**Task prompt:** Pictures are not part of the copy. Retype the lines from the first one through the line that contains "ax.spines['right'].set_visible(False)".

**Provided material:**
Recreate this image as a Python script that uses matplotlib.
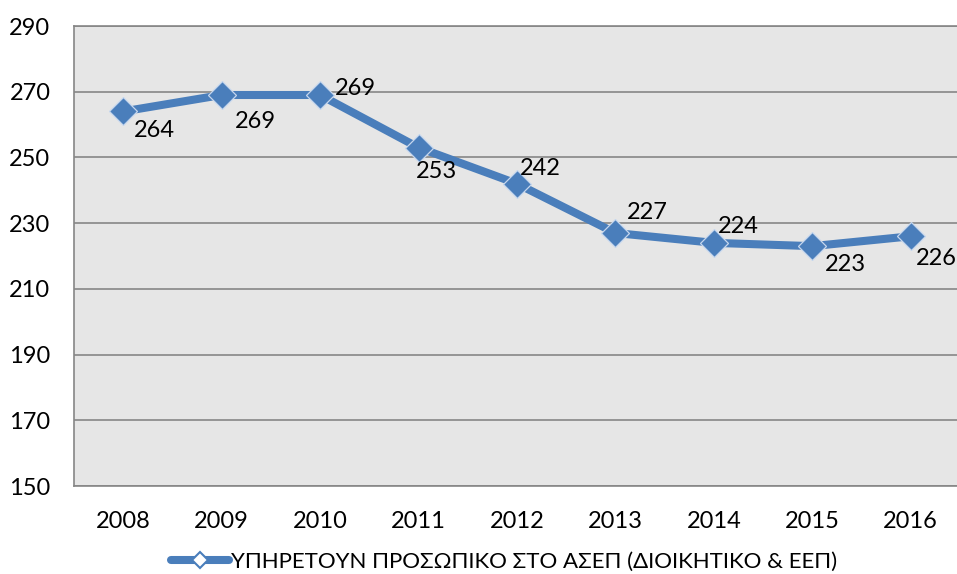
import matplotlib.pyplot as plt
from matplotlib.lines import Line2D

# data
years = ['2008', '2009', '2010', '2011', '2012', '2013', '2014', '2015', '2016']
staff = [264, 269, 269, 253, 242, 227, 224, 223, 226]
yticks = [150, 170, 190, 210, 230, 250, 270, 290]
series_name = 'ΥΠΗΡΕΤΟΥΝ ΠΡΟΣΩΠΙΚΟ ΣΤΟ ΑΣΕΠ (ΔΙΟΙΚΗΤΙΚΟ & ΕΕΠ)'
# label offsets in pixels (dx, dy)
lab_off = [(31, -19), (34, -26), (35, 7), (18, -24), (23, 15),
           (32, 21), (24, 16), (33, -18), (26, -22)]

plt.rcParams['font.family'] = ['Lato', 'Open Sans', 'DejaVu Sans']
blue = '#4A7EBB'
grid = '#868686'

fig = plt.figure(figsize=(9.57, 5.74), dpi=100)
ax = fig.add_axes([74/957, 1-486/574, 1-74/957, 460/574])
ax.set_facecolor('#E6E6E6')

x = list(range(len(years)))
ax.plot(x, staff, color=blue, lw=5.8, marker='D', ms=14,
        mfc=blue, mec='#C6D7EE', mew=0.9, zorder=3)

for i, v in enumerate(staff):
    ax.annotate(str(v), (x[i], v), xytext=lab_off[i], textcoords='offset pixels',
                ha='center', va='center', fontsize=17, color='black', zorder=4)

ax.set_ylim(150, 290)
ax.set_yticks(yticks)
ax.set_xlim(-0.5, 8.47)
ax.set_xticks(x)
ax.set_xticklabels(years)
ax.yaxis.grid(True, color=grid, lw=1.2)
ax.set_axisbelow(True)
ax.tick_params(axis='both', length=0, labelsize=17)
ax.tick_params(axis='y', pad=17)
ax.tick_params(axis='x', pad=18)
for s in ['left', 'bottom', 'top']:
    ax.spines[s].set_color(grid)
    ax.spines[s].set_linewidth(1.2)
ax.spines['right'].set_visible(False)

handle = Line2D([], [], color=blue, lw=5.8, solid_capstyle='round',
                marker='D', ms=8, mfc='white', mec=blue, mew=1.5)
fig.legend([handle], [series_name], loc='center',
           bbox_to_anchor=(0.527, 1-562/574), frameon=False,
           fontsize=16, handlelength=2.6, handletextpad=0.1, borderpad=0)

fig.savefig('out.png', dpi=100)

**Complete answer:**
Recreate this image as a Python script that uses matplotlib.
import matplotlib.pyplot as plt
from matplotlib.lines import Line2D

# data
years = ['2008', '2009', '2010', '2011', '2012', '2013', '2014', '2015', '2016']
staff = [264, 269, 269, 253, 242, 227, 224, 223, 226]
yticks = [150, 170, 190, 210, 230, 250, 270, 290]
series_name = 'ΥΠΗΡΕΤΟΥΝ ΠΡΟΣΩΠΙΚΟ ΣΤΟ ΑΣΕΠ (ΔΙΟΙΚΗΤΙΚΟ & ΕΕΠ)'
# label offsets in pixels (dx, dy)
lab_off = [(31, -19), (34, -26), (35, 7), (18, -24), (23, 15),
           (32, 21), (24, 16), (33, -18), (26, -22)]

plt.rcParams['font.family'] = ['Lato', 'Open Sans', 'DejaVu Sans']
blue = '#4A7EBB'
grid = '#868686'

fig = plt.figure(figsize=(9.57, 5.74), dpi=100)
ax = fig.add_axes([74/957, 1-486/574, 1-74/957, 460/574])
ax.set_facecolor('#E6E6E6')

x = list(range(len(years)))
ax.plot(x, staff, color=blue, lw=5.8, marker='D', ms=14,
        mfc=blue, mec='#C6D7EE', mew=0.9, zorder=3)

for i, v in enumerate(staff):
    ax.annotate(str(v), (x[i], v), xytext=lab_off[i], textcoords='offset pixels',
                ha='center', va='center', fontsize=17, color='black', zorder=4)

ax.set_ylim(150, 290)
ax.set_yticks(yticks)
ax.set_xlim(-0.5, 8.47)
ax.set_xticks(x)
ax.set_xticklabels(years)
ax.yaxis.grid(True, color=grid, lw=1.2)
ax.set_axisbelow(True)
ax.tick_params(axis='both', length=0, labelsize=17)
ax.tick_params(axis='y', pad=17)
ax.tick_params(axis='x', pad=18)
for s in ['left', 'bottom', 'top']:
    ax.spines[s].set_color(grid)
    ax.spines[s].set_linewidth(1.2)
ax.spines['right'].set_visible(False)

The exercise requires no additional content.